The request — Select every line holding the word "this" and copy it.

Provided data —
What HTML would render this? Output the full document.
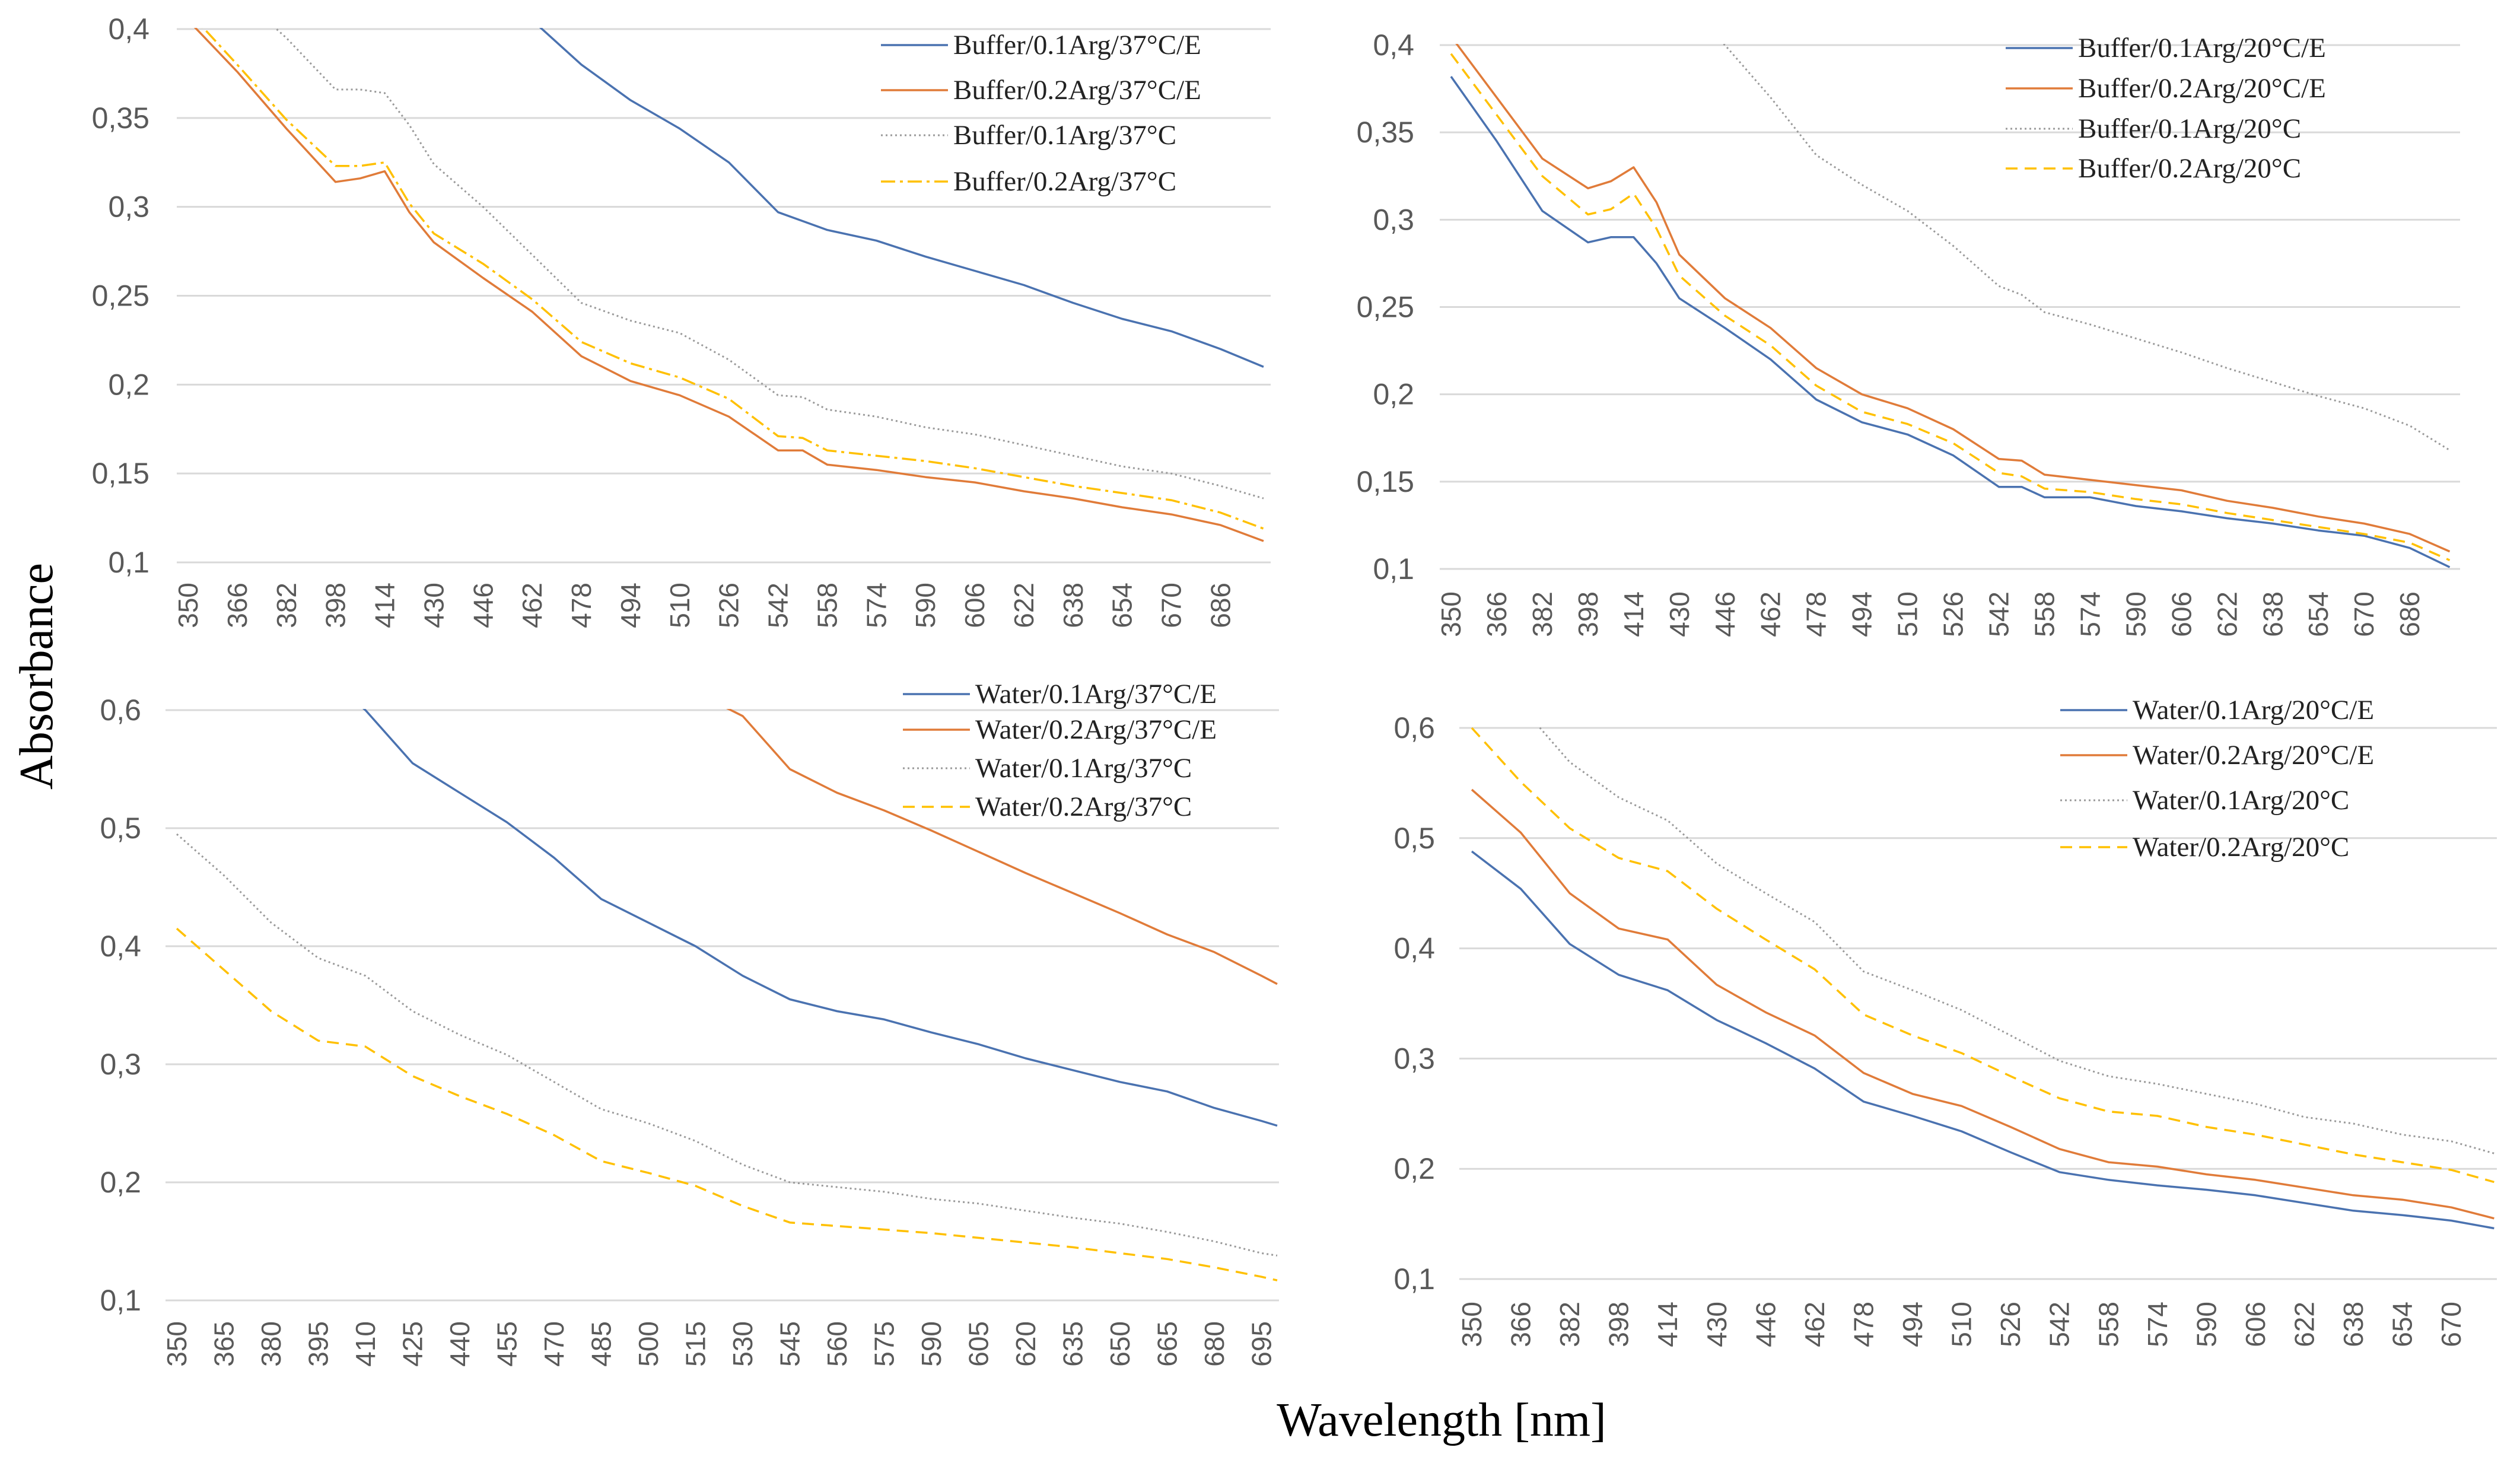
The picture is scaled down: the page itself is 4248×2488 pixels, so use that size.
<!DOCTYPE html>
<html><head><meta charset="utf-8"><style>
html,body{margin:0;padding:0;background:#fff;}
svg{display:block;}
</style></head><body>
<svg id="chart" width="4248" height="2488" viewBox="0 0 4248 2488" xmlns="http://www.w3.org/2000/svg">
<text x="0" y="0" transform="translate(88,1140) rotate(-90)" text-anchor="middle" font-family="Liberation Serif, serif" font-size="80" fill="#000">Absorbance</text>
<text x="2430" y="2420" text-anchor="middle" font-family="Liberation Serif, serif" font-size="80" fill="#000">Wavelength [nm]</text>
</svg>
<script>
// ---------- data ----------
const tlWave = [350,366,382,398,406,414,422,430,446,462,478,494,510,526,542,550,558,574,590,606,622,638,654,670,686,700];
const tlBufE01 = [0.52,0.50,0.48,0.46,0.45,0.445,0.44,0.435,0.42,0.405,0.38,0.36,0.344,0.325,0.297,0.292,0.287,0.281,0.272,0.264,0.256,0.246,0.237,0.23,0.22,0.21];
const tlBufE02 = [0.405,0.376,0.344,0.314,0.316,0.32,0.297,0.28,0.26,0.241,0.216,0.202,0.194,0.182,0.163,0.163,0.155,0.152,0.148,0.145,0.14,0.136,0.131,0.127,0.121,0.112];
const tlBuf01 = [0.44,0.42,0.395,0.366,0.366,0.364,0.346,0.324,0.3,0.273,0.246,0.236,0.229,0.214,0.194,0.193,0.186,0.182,0.176,0.172,0.166,0.16,0.154,0.15,0.143,0.136];
const tlBuf02 = [0.41,0.38,0.349,0.323,0.323,0.325,0.302,0.285,0.268,0.248,0.224,0.212,0.204,0.192,0.171,0.17,0.163,0.16,0.157,0.153,0.148,0.143,0.139,0.135,0.128,0.119];

const trWave = [350,366,382,398,406,414,422,430,446,462,478,494,510,526,542,550,558,574,590,606,622,638,654,670,686,700];
const trBufE01 = [0.382,0.345,0.305,0.287,0.29,0.29,0.275,0.255,0.238,0.22,0.197,0.184,0.177,0.165,0.147,0.147,0.141,0.141,0.136,0.133,0.129,0.126,0.122,0.119,0.112,0.101];
const trBufE02 = [0.405,0.37,0.335,0.318,0.322,0.33,0.31,0.28,0.255,0.238,0.215,0.2,0.192,0.18,0.163,0.162,0.154,0.151,0.148,0.145,0.139,0.135,0.13,0.126,0.12,0.11];
const trBuf01 = [0.53,0.5,0.475,0.46,0.45,0.44,0.43,0.42,0.4,0.37,0.337,0.32,0.305,0.285,0.262,0.257,0.247,0.24,0.232,0.224,0.215,0.207,0.199,0.192,0.182,0.168];
const trBuf02 = [0.395,0.36,0.325,0.303,0.306,0.315,0.295,0.268,0.245,0.228,0.205,0.19,0.183,0.172,0.155,0.153,0.146,0.144,0.14,0.137,0.132,0.128,0.124,0.12,0.115,0.105];

const blWave = [350,365,380,395,410,425,440,455,470,485,500,515,530,545,560,575,590,605,620,635,650,665,680,695,700];
const blWatE01 = [0.75,0.71,0.67,0.635,0.6,0.555,0.53,0.505,0.475,0.44,0.42,0.4,0.375,0.355,0.345,0.338,0.327,0.317,0.305,0.295,0.285,0.277,0.263,0.252,0.248];
const blWatE02 = [0.85,0.82,0.79,0.76,0.735,0.715,0.7,0.68,0.66,0.645,0.63,0.615,0.595,0.55,0.53,0.515,0.498,0.48,0.462,0.445,0.428,0.41,0.395,0.375,0.368];
const blWat01 = [0.495,0.46,0.42,0.39,0.375,0.345,0.325,0.308,0.285,0.262,0.25,0.235,0.215,0.2,0.196,0.192,0.186,0.182,0.176,0.17,0.165,0.158,0.15,0.14,0.138];
const blWat02 = [0.415,0.38,0.345,0.32,0.315,0.29,0.273,0.258,0.24,0.218,0.208,0.197,0.18,0.166,0.163,0.16,0.157,0.153,0.149,0.145,0.14,0.135,0.128,0.12,0.117];

const brWave = [350,366,382,398,414,430,446,462,478,494,510,526,542,558,574,590,606,622,638,654,670,684];
const brWatE01 = [0.488,0.454,0.404,0.376,0.362,0.335,0.314,0.291,0.261,0.248,0.234,0.215,0.197,0.19,0.185,0.181,0.176,0.169,0.162,0.158,0.153,0.146];
const brWatE02 = [0.544,0.505,0.45,0.418,0.408,0.367,0.342,0.321,0.287,0.268,0.257,0.238,0.218,0.206,0.202,0.195,0.19,0.183,0.176,0.172,0.165,0.155];
const brWat01 = [0.66,0.62,0.569,0.537,0.516,0.477,0.45,0.424,0.379,0.362,0.344,0.321,0.298,0.284,0.277,0.268,0.259,0.247,0.241,0.231,0.225,0.214];
const brWat02 = [0.6,0.551,0.509,0.482,0.47,0.436,0.408,0.381,0.34,0.321,0.305,0.284,0.264,0.252,0.248,0.238,0.231,0.222,0.213,0.206,0.199,0.188];

const tlLabels = ["Buffer/0.1Arg/37°C/E","Buffer/0.2Arg/37°C/E","Buffer/0.1Arg/37°C","Buffer/0.2Arg/37°C"];
const trLabels = ["Buffer/0.1Arg/20°C/E","Buffer/0.2Arg/20°C/E","Buffer/0.1Arg/20°C","Buffer/0.2Arg/20°C"];
const blLabels = ["Water/0.1Arg/37°C/E","Water/0.2Arg/37°C/E","Water/0.1Arg/37°C","Water/0.2Arg/37°C"];
const brLabels = ["Water/0.1Arg/20°C/E","Water/0.2Arg/20°C/E","Water/0.1Arg/20°C","Water/0.2Arg/20°C"];

const tlYTicks = [0.1,0.15,0.2,0.25,0.3,0.35,0.4];
const blYTicks = [0.1,0.2,0.3,0.4,0.5,0.6];

// ---------- rendering ----------
const NS = "http://www.w3.org/2000/svg";
const svg = document.getElementById('chart');
function mk(tag, attrs, parent){const e=document.createElementNS(NS,tag);for(const k in attrs)e.setAttribute(k,attrs[k]);(parent||svg).appendChild(e);return e;}
const styles = [
  {stroke:"#4a72b0", dash:null, w:3.5},
  {stroke:"#e07b39", dash:null, w:3.5},
  {stroke:"#9a9a9a", dash:"3 5", w:3},
  {stroke:"#ffc000", dash:"20 12", w:3.5}
];
function panel(cfg){
  const g = mk('g',{});
  
  
  const xs = nm => cfg.x0 + (nm-350)*cfg.pxnm;
  const ys = v => cfg.yTop + (cfg.yMax - v)/(cfg.yMax-cfg.yMin)*(cfg.yBot-cfg.yTop);
  const clipId = cfg.name+'-clip';
  const cp = mk('clipPath',{id:clipId},g);
  mk('rect',{x:cfg.left,y:cfg.yTop-2,width:cfg.right-cfg.left,height:cfg.yBot-cfg.yTop+4},cp);
  cfg.yTicks.forEach(t=>{
    const gl = mk('line',{x1:cfg.left,x2:cfg.right,y1:ys(t),y2:ys(t),stroke:"#d9d9d9","stroke-width":3},g);
    
    
    const tl = mk('text',{x:cfg.yLabX,y:ys(t)+17,"text-anchor":"end","font-family":"Liberation Sans, sans-serif","font-size":50,fill:"#595959"},g);
    
    
    tl.textContent = String(t).replace('.',',');
  });
  for(let nm=350; nm<=cfg.lastTick; nm+=cfg.step){
    const x = xs(nm)+16;
    const t = mk('text',{x:0,y:0,transform:`translate(${x},${cfg.xLabY}) rotate(-90)`,"text-anchor":"end","font-family":"Liberation Sans, sans-serif","font-size":46,fill:"#595959"},g);
    
    
    t.textContent = nm;
  }
  const lg = mk('g',{"clip-path":`url(#${clipId})`},g);
  cfg.series.forEach((s,i)=>{
    const st = styles[i];
    const pts = cfg.wave.map((w,j)=>xs(w).toFixed(1)+','+ys(s[j]).toFixed(1)).join(' ');
    const a = {points:pts,fill:"none",stroke:st.stroke,"stroke-width":st.w,"stroke-linejoin":"round"};
    const dash = (i===3 && cfg.dashDot) ? "24 8 5 8" : st.dash;
    if(dash) a["stroke-dasharray"]=dash;
    const pl = mk('polyline',a,lg);
    
    
    const ly = cfg.legY[i];
    const la = {x1:cfg.legX,x2:cfg.legX+113,y1:ly,y2:ly,stroke:st.stroke,"stroke-width":st.w};
    if(dash) la["stroke-dasharray"]=dash;
    const ll = mk('line',la,g);
    
    
    const lt = mk('text',{x:cfg.legX+122,y:ly+15,"font-family":"Liberation Serif, serif","font-size":47,fill:"#222"},g);
    
    
    lt.textContent = cfg.labels[i];
  });
}
panel({name:'panel-buffer-37c',wave:tlWave,series:[tlBufE01,tlBufE02,tlBuf01,tlBuf02],labels:tlLabels,
  x0:317,pxnm:5.18,left:298,right:2142,yTop:49,yBot:948,yMin:0.1,yMax:0.4,yTicks:tlYTicks,yLabX:252,
  step:16,lastTick:686,xLabY:982,legX:1485,legY:[76,152,228,306],dashDot:true});
panel({name:'panel-buffer-20c',wave:trWave,series:[trBufE01,trBufE02,trBuf01,trBuf02],labels:trLabels,
  x0:2446,pxnm:4.81,left:2427,right:4147,yTop:76,yBot:959,yMin:0.1,yMax:0.4,yTicks:tlYTicks,yLabX:2384,
  step:16,lastTick:686,xLabY:997,legX:3381,legY:[81,149,217,284]});
panel({name:'panel-water-37c',wave:blWave,series:[blWatE01,blWatE02,blWat01,blWat02],labels:blLabels,
  x0:298,pxnm:5.30,left:279,right:2156,yTop:1197,yBot:2192,yMin:0.1,yMax:0.6,yTicks:blYTicks,yLabX:238,
  step:15,lastTick:695,xLabY:2227,legX:1522,legY:[1170,1230,1295,1360]});
panel({name:'panel-water-20c',wave:brWave,series:[brWatE01,brWatE02,brWat01,brWat02],labels:brLabels,
  x0:2481,pxnm:5.16,left:2460,right:4209,yTop:1227,yBot:2156,yMin:0.1,yMax:0.6,yTicks:blYTicks,yLabX:2419,
  step:16,lastTick:670,xLabY:2194,legX:3473,legY:[1197,1273,1349,1428]});
</script>
</body></html>
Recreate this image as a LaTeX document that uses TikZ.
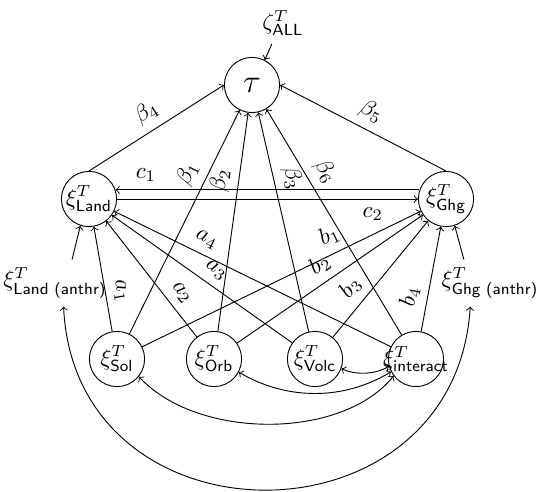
\documentclass[tikz,border=0pt]{standalone}
\usepackage{amsmath}
\begin{document}
\begin{tikzpicture}[x=0.4348pt, y=0.4348pt,
  var/.style={circle, draw, minimum size=24pt, inner sep=0pt},
  lbl/.style={sloped, above},
  every path/.style={line width=0.4pt}]
\useasboundingbox (0,0) rectangle (536,491);

% variables
\node[var, label=center:{\Large$\tau$}] (tau) at (252,406) {};
\node[var, label=center:{$\xi^{T}_{\textsf{Land}}$}] (Land) at (89,292) {};
\node[var, label=center:{$\xi^{T}_{\textsf{Ghg}}$}] (Ghg) at (446,292) {};
\node[var, label=center:{$\xi^{T}_{\textsf{Sol}}$}] (Sol) at (117,132) {};
\node[var, label=center:{$\xi^{T}_{\textsf{Orb}}$}] (Orb) at (214,132) {};
\node[var, label=center:{$\xi^{T}_{\textsf{Volc}}$}] (Volc) at (315,132) {};
\node[var, label=center:{$\xi^{T}_{\textsf{interact}}$}] (int) at (416,132) {};

% external forcings
\node (zeta) at (283,468) {$\zeta^{T}_{\textsf{ALL}}$};
\node (lanthr) at (55,208) {$\xi^{T}_{\textsf{Land (anthr)}}$};
\node (ganthr) at (490,208) {$\xi^{T}_{\textsf{Ghg (anthr)}}$};

\draw[->] (zeta.-118) -- (tau.63);
\draw[->] (lanthr.54) -- (Land.-108);
\draw[->] (ganthr.138) -- (Ghg.-72);

% effects on tau
\draw[->] (Land.north) -- node[lbl]{$\beta_4$} (tau.west);
\draw[->] (Ghg.north) -- node[lbl]{$\beta_5$} (tau.east);
\draw[->] (Sol) -- node[lbl,pos=0.68]{$\beta_1$} (tau);
\draw[->] (Orb) -- node[lbl,pos=0.68]{$\beta_2$} (tau);
\draw[->] (Volc) -- node[lbl,pos=0.68]{$\beta_3$} (tau);
\draw[->] (int) -- node[lbl,pos=0.68]{$\beta_6$} (tau);

% Land <-> Ghg
\draw[->] (Ghg.161) -- node[above,pos=0.9]{$c_1$} (Land.19);
\draw[->] (Land) -- node[below,pos=0.85]{$c_2$} (Ghg);

% effects on Land
\draw[->] (Sol) -- node[lbl,pos=0.36]{$a_1$} (Land);
\draw[->] (Orb) -- node[lbl,pos=0.3]{$a_2$} (Land);
\draw[->] (Volc) -- node[lbl,pos=0.47]{$a_3$} (Land);
\draw[->] (int) -- node[lbl,pos=0.69]{$a_4$} (Land);

% effects on Ghg
\draw[->] (Sol) -- node[lbl,pos=0.7]{$b_1$} (Ghg);
\draw[->] (Orb) -- node[lbl,pos=0.5]{$b_2$} (Ghg);
\draw[->] (Volc) -- node[lbl,pos=0.33]{$b_3$} (Ghg);
\draw[->] (int) -- node[lbl,pos=0.3]{$b_4$} (Ghg);

% correlations
\draw[<->] (Volc.-20) .. controls (355,116) and (374,116) .. (int.195);
\draw[<->] (Orb.-28) .. controls (286,91) and (343,90) .. (int.207);
\draw[<->] (Sol.-39) .. controls (198,51) and (342,51) .. (int.217);
\draw[<->] (lanthr.-70) .. controls (75,-60) and (455,-60) .. (ganthr.-130);
\end{tikzpicture}
\end{document}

Full answer —
What HTML would render this? Output the full document.
Recreate this image as a LaTeX document that uses TikZ.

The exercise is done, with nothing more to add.